ERIC Number: ED377267
Record Type: RIE
Publication Date: 1987-Oct
The Black-White Difference in Youth Employment: Evidence for Demand-Side Factors.
Cain, Glen G.; Finnie, Ross
The 1980 Census of the United States is used, first, to illustrate the serious lag in employment performance of young black men relative to young white men and, second, to test for the importance of demand-side causes of this lag. Aggregate data for 94 standard metropolitan statistical areas (SMSAs) contain data on the annual hours worked in 1979 of black and white young men, along with other labor-market variables that reflect demand and supply forces. Disaggregate (or individual) data from the 1-in-100 Public Use sample contain personal information and hours worked for individuals. The individual records from young men in the 94 SMSAs are used with the SMSA market variables to check for the consistency of the effects of market variables on the employment of young black men with both types of data and with the two measures of labor supply. Main results are derived from the use of variation across SMSAs in the employment and wages of white youth as indicators of the demand conditions for black youth. It is estimated that feasible increases in these demand factors would lead to approximately a 25 percent increase in the employment of black youth. Eight tables present census figures. Two appendixes present definitions and supplemental information. (Author/SLD)

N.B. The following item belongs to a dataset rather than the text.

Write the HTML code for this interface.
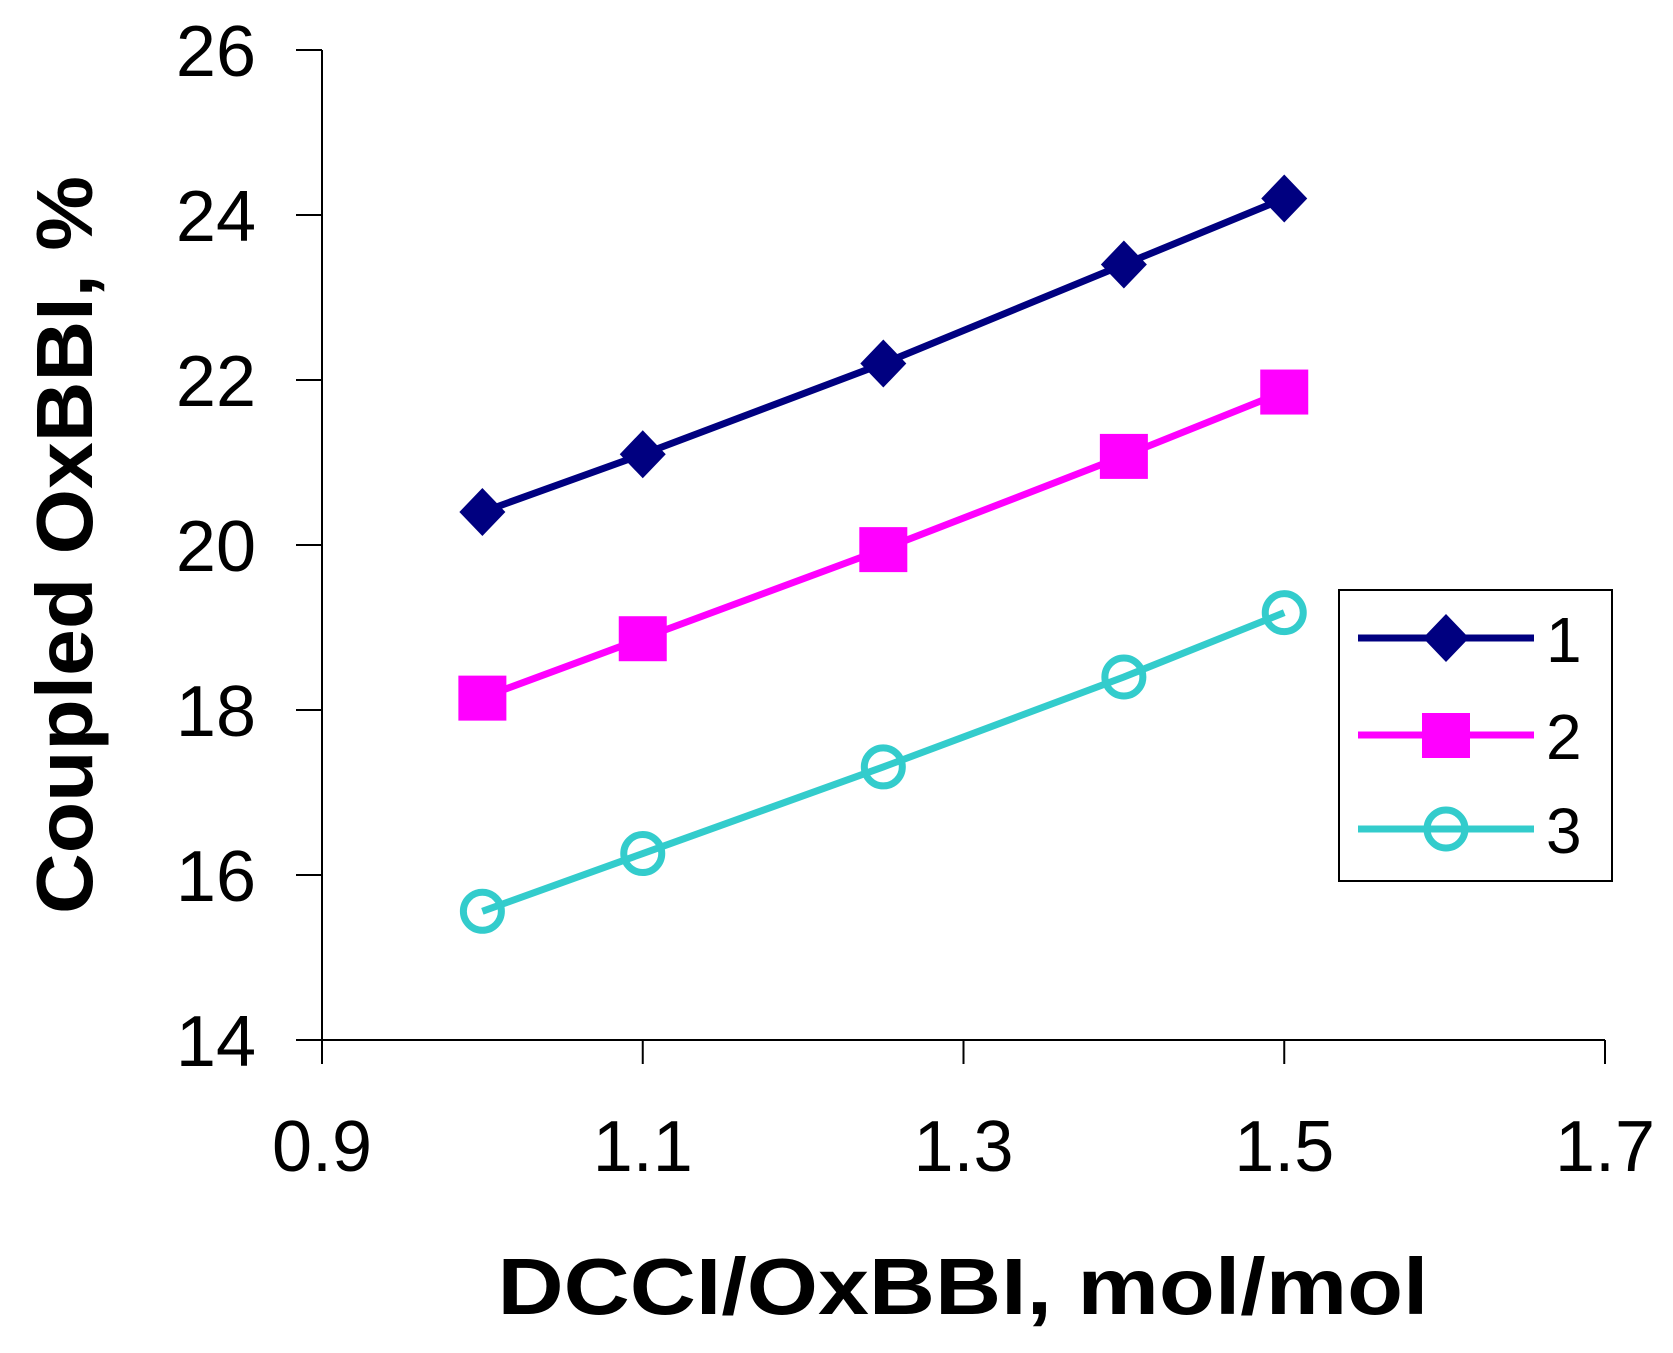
<!DOCTYPE html>
<html><head><meta charset="utf-8"><style>
html,body{margin:0;padding:0;background:#fff;}
svg{display:block;font-family:"Liberation Sans",Arial,sans-serif;}
</style></head><body>
<svg id="chart" width="1673" height="1353" viewBox="0 0 1673 1353">
<rect width="1673" height="1353" fill="#fff"/>
<g id="axes"></g>
<g id="series"></g>
<text x="963" y="1314" font-size="80" font-weight="bold" text-anchor="middle" textLength="931" lengthAdjust="spacingAndGlyphs">DCCI/OxBBI, mol/mol</text>
<text transform="translate(92,545) rotate(-90)" font-size="80" font-weight="bold" text-anchor="middle" textLength="738" lengthAdjust="spacingAndGlyphs">Coupled OxBBI, %</text>
<g id="legend">
<rect x="1339" y="590" width="273" height="291" fill="#fff" stroke="#000" stroke-width="2"/>
</g>
</svg>
<script>
const xValues=[1.0,1.1,1.25,1.4,1.5];
const series1=[20.4,21.1,22.2,23.4,24.2];
const series2=[18.15,18.87,19.95,21.08,21.86];
const series3=[15.56,16.26,17.31,18.4,19.18];
const seriesNames=['1','2','3'];
const xTicks=[0.9,1.1,1.3,1.5,1.7];
const yTicks=[14,16,18,20,22,24,26];
const NS='http://www.w3.org/2000/svg';
const X0=322,X1=1605,Y0=1040,Y1=50;
const xs=v=>X0+(v-0.9)/0.8*(X1-X0);
const ys=v=>Y0-(v-14)/12*(Y0-Y1);
function mk(tag,attrs,parent){const e=document.createElementNS(NS,tag);for(const k in attrs)e.setAttribute(k,attrs[k]);parent.appendChild(e);return e;}
const axes=document.getElementById('axes');
let a=mk('line',{x1:X0,y1:Y1,x2:X0,y2:Y0,stroke:'#000','stroke-width':2},axes);


a=mk('line',{x1:X0,y1:Y0,x2:X1,y2:Y0,stroke:'#000','stroke-width':2},axes);


yTicks.forEach(t=>{
 const y=ys(t);
 const l=mk('line',{x1:296,y1:y,x2:X0,y2:y,stroke:'#000','stroke-width':2},axes);
 
 
 const tx=mk('text',{x:256,y:y+26,'font-size':72,'text-anchor':'end'},axes);
 tx.textContent=t;
 
 
});
xTicks.forEach(t=>{
 const x=xs(t);
 const l=mk('line',{x1:x,y1:Y0,x2:x,y2:1064,stroke:'#000','stroke-width':2},axes);
 
 
 const tx=mk('text',{x:x,y:1171,'font-size':72,'text-anchor':'middle'},axes);
 tx.textContent=t.toFixed(1);
 
 
});
const colors=['#000080','#ff00ff','#33cccc'];
const shapes=['diamond','square','circle'];
function marker(g,shape,x,y,c){
 let m;
 if(shape==='diamond')m=mk('polygon',{points:`${x},${y-24} ${x+23},${y} ${x},${y+24} ${x-23},${y}`,fill:c},g);
 else if(shape==='square')m=mk('rect',{x:x-24,y:y-22,width:48,height:45,fill:c},g);
 else m=mk('circle',{cx:x,cy:y,r:19,fill:'none',stroke:c,'stroke-width':7},g);
 return m;
}
const sg=document.getElementById('series');
[series1,series2,series3].forEach((data,i)=>{
 const g=mk('g',{},sg);
 
 
 const pl=mk('polyline',{points:data.map((v,j)=>xs(xValues[j])+','+ys(v)).join(' '),fill:'none',stroke:colors[i],'stroke-width':7},g);
 
 
 data.forEach((v,j)=>{
  const m=marker(g,shapes[i],xs(xValues[j]),ys(v),colors[i]);
  
  
 });
});
const lg=document.getElementById('legend');
const ly=[638,735,829];
seriesNames.forEach((n,i)=>{
 const g=mk('g',{},lg);
 
 
 mk('line',{x1:1358,y1:ly[i],x2:1534,y2:ly[i],stroke:colors[i],'stroke-width':7},g);
 marker(g,shapes[i],1446,ly[i],colors[i]);
 const t=mk('text',{x:1546,y:ly[i]+24,'font-size':64},g);
 t.textContent=n;
});
</script>
</body></html>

Descriptors: Blacks, Census Figures, Demand Occupations, Economic Factors, Economics, Employment Patterns, Labor Market, Males, Supply and Demand, Urban Areas, Whites, Young Adults, Youth Employment
Institute for Research on Poverty, 1180 Observatory Drive, Madison, WI 53706 ($3.50).
Publication Type: Reports - Evaluative
Education Level: N/A
Sponsor: William and Flora Hewlett Foundation, Palo Alto, CA.; Department of Health and Human Services, Washington, DC.
Authoring Institution: Wisconsin Univ., Madison. Inst. for Research on Poverty.